Intinya plis, jangan jadi bigot. Bigot bukan cuma soal agama. Bigot bisa dari sesederhana bilang “kamu nggak nikah-nikah emang nggak kesepian?" atau "lho punya anak kok cuma satu, kenapa nggak mau nambah lagi?" atau "ih anaknya kok pake dot?" ke orang yang nggak kamu kenal-kenal banget.
Atau justru kalian memilih untuk jadi bigot? HHHH. Kok nggak boleh jadi bigot? Ya karena kalian nggak menghargai pilihan orang lain.
Jangan menilai hidup orang dari standar moral yang kita punya. Jangan memaksa hidup orang atas apa yang kita percaya. Semua orang kan punya sudut pandang yang beda soal hidup, kenapa harus dipaksa sama?

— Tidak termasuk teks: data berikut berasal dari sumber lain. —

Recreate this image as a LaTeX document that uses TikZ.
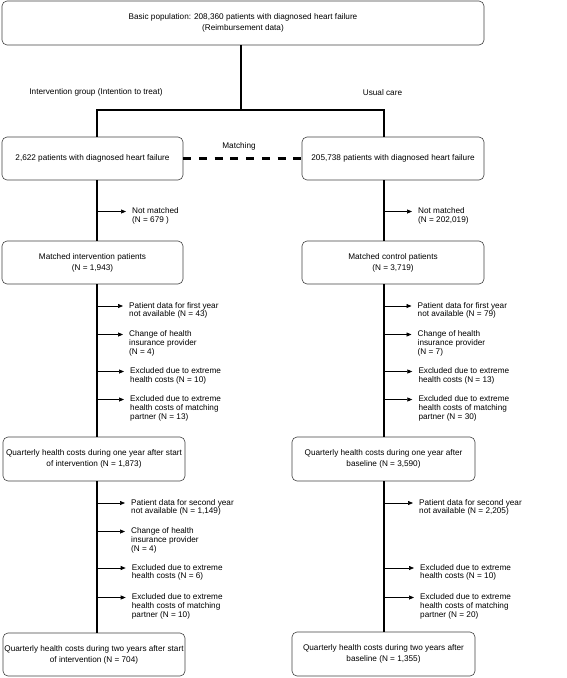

Semua cerita punya banyak sisi, semua masalah juga punya banyak sudut pandang, hanya karena kita merasa benar, bukan berarti orang lain salah. Hanya karena kita percaya hitam, sisi lain nggak berarti melulu putih. Dunia nggak sesaklek itu.
And for you, don't let the society dictate what you do. Don't let them define you. You have your own life, you are enough.